#### What is required:
Would you copy the records below, exactly and only from their first line through the line containing "G1_RES = [2.2, 2.3, 1.9, 4.0, 3.5, 6.9, 8.8]", without any pictures?

[Source code of charts]
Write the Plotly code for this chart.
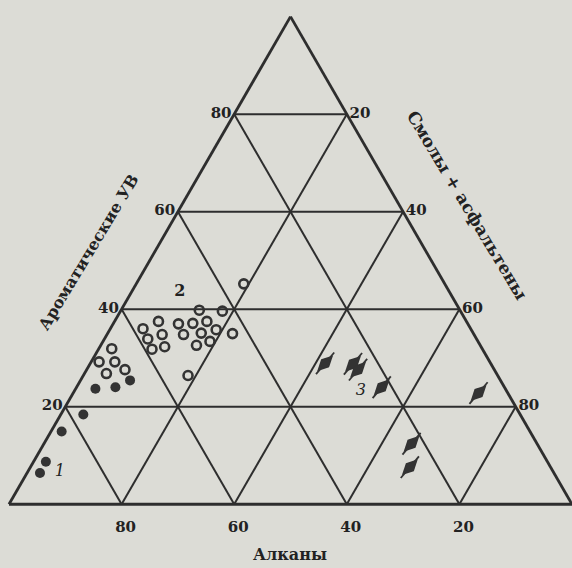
import plotly.graph_objects as go

# Ternary composition, %: aromatic HC (top), alkanes (bottom-left), resins+asphaltenes (bottom-right)
# Group 1 - filled circles
G1_AROM = [8.7, 6.4, 14.9, 18.4, 23.7, 24.0, 25.4]
G1_ALK = [89.1, 91.3, 83.2, 77.6, 72.8, 69.1, 65.8]
G1_RES = [2.2, 2.3, 1.9, 4.0, 3.5, 6.9, 8.8]

# Group 2 - open circles
G2_AROM = [31.9, 29.2, 29.2, 26.8, 27.6,
           45.2, 39.8, 39.6, 37.5, 36.0, 33.9, 31.8, 34.8, 32.3, 37.0,
           34.8, 37.1, 37.5, 35.1, 35.8, 32.6, 33.4, 35.0, 26.4]
G2_ALK = [65.8, 69.4, 66.6, 69.3, 65.6,
          35.7, 46.3, 42.3, 54.7, 58.2, 58.4, 58.7, 55.4, 56.2, 51.4,
          51.6, 48.8, 46.1, 48.3, 45.3, 50.4, 47.6, 42.8, 55.0]
G2_RES = [2.3, 1.4, 4.2, 3.9, 6.8,
          19.1, 13.9, 18.1, 7.8, 5.8, 7.7, 9.5, 9.8, 11.5, 11.6,
          13.6, 14.1, 16.4, 16.6, 18.9, 17.0, 19.0, 22.2, 18.6]

# Group 3 - "comet" marks
G3_AROM = [28.9, 28.8, 27.6, 24.0, 22.8, 12.4, 7.6]
G3_ALK = [29.4, 24.5, 24.2, 21.8, 5.2, 22.3, 25.0]
G3_RES = [41.7, 46.7, 48.2, 54.2, 72.0, 65.3, 67.4]

# Group numbers (1 and 3 italic, 2 bold)
LABELS_ITALIC = ["1", "3"]
LABEL_IT_AROM = [6.7, 23.2]
LABEL_IT_ALK = [87.6, 25.9]
LABEL_IT_RES = [5.7, 50.9]

LABELS_BOLD = ["2"]
LABEL_BD_AROM = [43.5]
LABEL_BD_ALK = [47.9]
LABEL_BD_RES = [8.6]

TICKS = [20, 40, 60, 80]

PAPER = "#dcdcd6"
INK = "#2e2e2e"
SERIF = "DejaVu Serif"


def make_axis(ticklen=0):
    return dict(
        tickmode="array", tickvals=TICKS, ticktext=[str(t) for t in TICKS],
        showgrid=True, gridcolor=INK, gridwidth=1.6,
        linecolor=INK, linewidth=2.8, showline=True,
        ticks="outside" if ticklen else "", ticklen=ticklen, tickcolor=PAPER,
        tickfont=dict(family=SERIF, size=15, color="#222", weight="bold"),
        title=dict(text=""),
    )


fig = go.Figure()

fig.add_trace(go.Scatterternary(
    a=G1_AROM, b=G1_ALK, c=G1_RES, mode="markers",
    marker=dict(symbol="circle", size=10, color="#333"), showlegend=False))

fig.add_trace(go.Scatterternary(
    a=G2_AROM, b=G2_ALK, c=G2_RES, mode="markers",
    marker=dict(symbol="circle-open", size=9, color="#333", line=dict(width=2.6)),
    showlegend=False))

# thin stem + blob for group 3
fig.add_trace(go.Scatterternary(
    a=G3_AROM, b=G3_ALK, c=G3_RES, mode="markers",
    marker=dict(symbol="line-ne", size=20, angle=-5, line=dict(width=1.8, color="#333")),
    showlegend=False))
fig.add_trace(go.Scatterternary(
    a=G3_AROM, b=G3_ALK, c=G3_RES, mode="markers",
    marker=dict(symbol="diamond-tall", size=16, angle=45, color="#333"),
    showlegend=False))
fig.add_trace(go.Scatterternary(
    a=G3_AROM, b=G3_ALK, c=G3_RES, mode="markers",
    marker=dict(symbol="circle", size=9, color="#333"),
    showlegend=False))

fig.add_trace(go.Scatterternary(
    a=LABEL_IT_AROM, b=LABEL_IT_ALK, c=LABEL_IT_RES, mode="text", text=LABELS_ITALIC,
    textfont=dict(family=SERIF, size=16, color="#222", style="italic"),
    showlegend=False))
fig.add_trace(go.Scatterternary(
    a=LABEL_BD_AROM, b=LABEL_BD_ALK, c=LABEL_BD_RES, mode="text", text=LABELS_BOLD,
    textfont=dict(family=SERIF, size=16, color="#222", weight="bold"),
    showlegend=False))

fig.update_layout(
    width=572, height=568,
    margin=dict(l=0, r=0, t=0, b=0),
    paper_bgcolor=PAPER,
    ternary=dict(
        sum=100,
        bgcolor=PAPER,
        domain=dict(x=[9 / 572, 1.0], y=[63 / 568, 0.972]),
        aaxis=make_axis(), baxis=make_axis(ticklen=8), caxis=make_axis(),
    ),
)

title_font = dict(family=SERIF, size=16, color="#222", weight="bold")
fig.add_annotation(x=88 / 572, y=1 - 252 / 568, xref="paper", yref="paper",
                   xanchor="center", yanchor="middle",
                   text="Ароматические УВ", textangle=-59, showarrow=False, font=title_font)
fig.add_annotation(x=467 / 572, y=1 - 205 / 568, xref="paper", yref="paper",
                   xanchor="center", yanchor="middle",
                   text="Смолы + асфальтены", textangle=59, showarrow=False,
                   font=dict(family=SERIF, size=17, color="#222", weight="bold"))
fig.add_annotation(x=290 / 572, y=1 - 554 / 568, xref="paper", yref="paper",
                   xanchor="center", yanchor="middle",
                   text="Алканы", showarrow=False, font=title_font)

fig.write_html("out.html", config={"displayModeBar": False},
               post_script="document.body.style.margin='0';")
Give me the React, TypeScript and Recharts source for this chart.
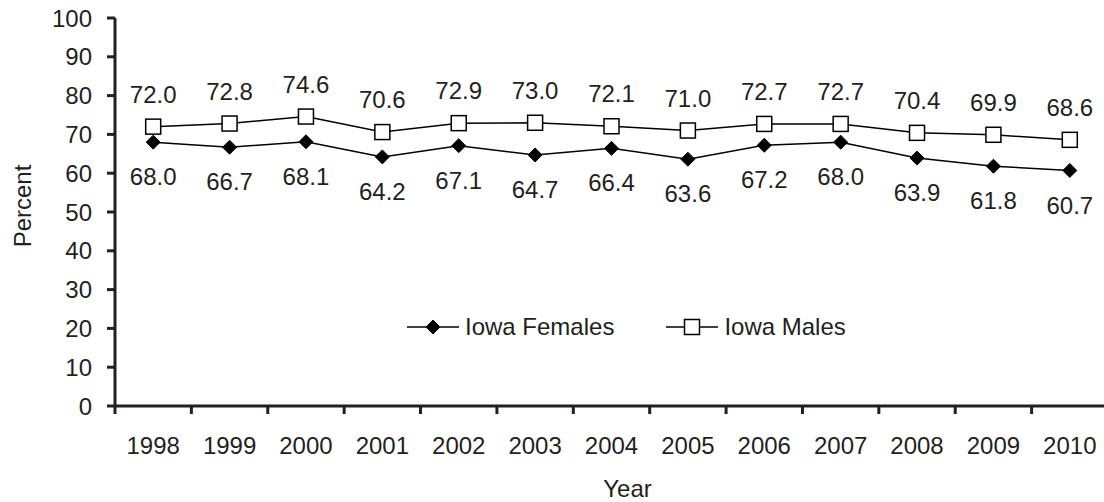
import React from 'react';
import { LineChart, Line, XAxis, YAxis, Legend, LabelList } from 'recharts';

const years = ['1998', '1999', '2000', '2001', '2002', '2003', '2004', '2005', '2006', '2007', '2008', '2009', '2010'];
const femaleValues = [68.0, 66.7, 68.1, 64.2, 67.1, 64.7, 66.4, 63.6, 67.2, 68.0, 63.9, 61.8, 60.7];
const maleValues = [72.0, 72.8, 74.6, 70.6, 72.9, 73.0, 72.1, 71.0, 72.7, 72.7, 70.4, 69.9, 68.6];
const yTicks = [0, 10, 20, 30, 40, 50, 60, 70, 80, 90, 100];
const femaleName = 'Iowa Females';
const maleName = 'Iowa Males';
const xTitle = 'Year';
const yTitle = 'Percent';

const data = years.map((year, i) => ({ year, females: femaleValues[i], males: maleValues[i] }));

const W = 1104;
const H = 502;
const Y_AXIS_W = 115;
const X_AXIS_H = 96;
const TOP = 18;
const RIGHT = -4;
const BAND = (W - RIGHT - Y_AXIS_W) / years.length;
const INK = '#231f20';
const FONT = '"Liberation Sans", Arial, Helvetica, sans-serif';
const FS = 24;

const Diamond = ({ cx, cy, size = 7 }: any) => (
  <path d={`M ${cx},${cy - size} L ${cx + size},${cy} L ${cx},${cy + size} L ${cx - size},${cy} Z`} fill="#000" stroke="#000" strokeWidth={1} />
);
const Square = ({ cx, cy, size = 7.5 }: any) => (
  <rect x={cx - size} y={cy - size} width={size * 2} height={size * 2} fill="#fff" stroke="#000" strokeWidth={1.5} />
);

const renderDiamondDot = (props: any) => {
  if (props.cx == null || props.cy == null) return <g key={`fd-${props.index}`} />;
  return <Diamond key={`fd-${props.index}`} cx={props.cx} cy={props.cy} />;
};
const renderSquareDot = (props: any) => {
  if (props.cx == null || props.cy == null) return <g key={`md-${props.index}`} />;
  return <Square key={`md-${props.index}`} cx={props.cx} cy={props.cy} />;
};

const XTick = (props: any) => {
  const { x, y, payload } = props;
  const lx = x - BAND / 2;
  return (
    <g>
      <line x1={lx} x2={lx} y1={y - 31} y2={y - 23} stroke={INK} strokeWidth={3} />
      <text x={x} y={y} dy="0.71em" textAnchor="middle" fill={INK} fontSize={FS} fontFamily={FONT}>
        {payload.value}
      </text>
    </g>
  );
};

const YTitle = (props: any) => {
  const vb = props.viewBox || { x: 0, y: TOP, width: Y_AXIS_W, height: 388 };
  const cx = vb.x + 22;
  const cy = vb.y + vb.height / 2 - 6;
  return (
    <text x={cx} y={cy} transform={`rotate(-90, ${cx}, ${cy})`} textAnchor="middle" dominantBaseline="central" fill={INK} fontSize={FS} fontFamily={FONT}>
      {yTitle}
    </text>
  );
};

const XTitle = (props: any) => {
  const vb = props.viewBox || { x: Y_AXIS_W, y: H - X_AXIS_H, width: W - Y_AXIS_W, height: X_AXIS_H };
  const cx = vb.x + vb.width / 2 + 16;
  const by = vb.y + vb.height - 5;
  return (
    <text x={cx} y={by} textAnchor="middle" fill={INK} fontSize={FS} fontFamily={FONT}>
      {xTitle}
    </text>
  );
};

const renderLegend = (props: any) => {
  const payload = props.payload || [];
  return (
    <div style={{ display: 'flex', alignItems: 'center', fontFamily: FONT, fontSize: FS, color: INK, lineHeight: '24px', whiteSpace: 'nowrap' }}>
      {payload.map((entry: any, i: number) => (
        <div key={`leg-${i}`} style={{ display: 'flex', alignItems: 'center', marginLeft: i === 0 ? 0 : 52 }}>
          <svg width={52} height={24} style={{ display: 'block' }}>
            <line x1={0} x2={52} y1={12} y2={12} stroke="#000" strokeWidth={1.5} />
            {entry.dataKey === 'females' ? <Diamond cx={26} cy={12} /> : <Square cx={26} cy={12} />}
          </svg>
          <span style={{ marginLeft: 6 }}>{entry.value}</span>
        </div>
      ))}
    </div>
  );
};

export default function App() {
  return (
    <div style={{ position: 'absolute', left: 0, top: 0, width: W, height: H, background: '#fff', overflow: 'hidden' }}>
      <LineChart width={W} height={H} data={data} margin={{ top: TOP, right: RIGHT, bottom: 0, left: 0 }}>
        <XAxis
          dataKey="year"
          scale="band"
          interval={0}
          height={X_AXIS_H}
          tickSize={8}
          tickMargin={23}
          tickLine={false}
          axisLine={{ stroke: INK, strokeWidth: 3 }}
          tick={<XTick />}
          label={<XTitle />}
        />
        <YAxis
          width={Y_AXIS_W}
          domain={[0, 100]}
          ticks={yTicks}
          interval={0}
          tickSize={8}
          tickMargin={15}
          axisLine={{ stroke: INK, strokeWidth: 3 }}
          tickLine={{ stroke: INK, strokeWidth: 3 }}
          tick={{ fill: INK, fontSize: FS, fontFamily: FONT }}
          label={<YTitle />}
        />
        <Legend
          layout="horizontal"
          verticalAlign="middle"
          align="center"
          width={700}
          wrapperStyle={{ left: 407, top: 315, width: 700 }}
          content={renderLegend}
        />
        <Line
          type="linear"
          dataKey="females"
          name={femaleName}
          stroke="#000"
          strokeWidth={1.5}
          dot={renderDiamondDot}
          activeDot={false}
          isAnimationActive={false}
        >
          <LabelList dataKey="females" position="bottom" offset={26} formatter={(v: any) => Number(v).toFixed(1)} fill={INK} fontSize={FS} fontFamily={FONT} />
        </Line>
        <Line
          type="linear"
          dataKey="males"
          name={maleName}
          stroke="#000"
          strokeWidth={1.5}
          dot={renderSquareDot}
          activeDot={false}
          isAnimationActive={false}
        >
          <LabelList dataKey="males" position="top" offset={24} formatter={(v: any) => Number(v).toFixed(1)} fill={INK} fontSize={FS} fontFamily={FONT} />
        </Line>
      </LineChart>
    </div>
  );
}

#### Right answer:
Write the Plotly code for this chart.
import plotly.graph_objects as go

# Ternary composition, %: aromatic HC (top), alkanes (bottom-left), resins+asphaltenes (bottom-right)
# Group 1 - filled circles
G1_AROM = [8.7, 6.4, 14.9, 18.4, 23.7, 24.0, 25.4]
G1_ALK = [89.1, 91.3, 83.2, 77.6, 72.8, 69.1, 65.8]
G1_RES = [2.2, 2.3, 1.9, 4.0, 3.5, 6.9, 8.8]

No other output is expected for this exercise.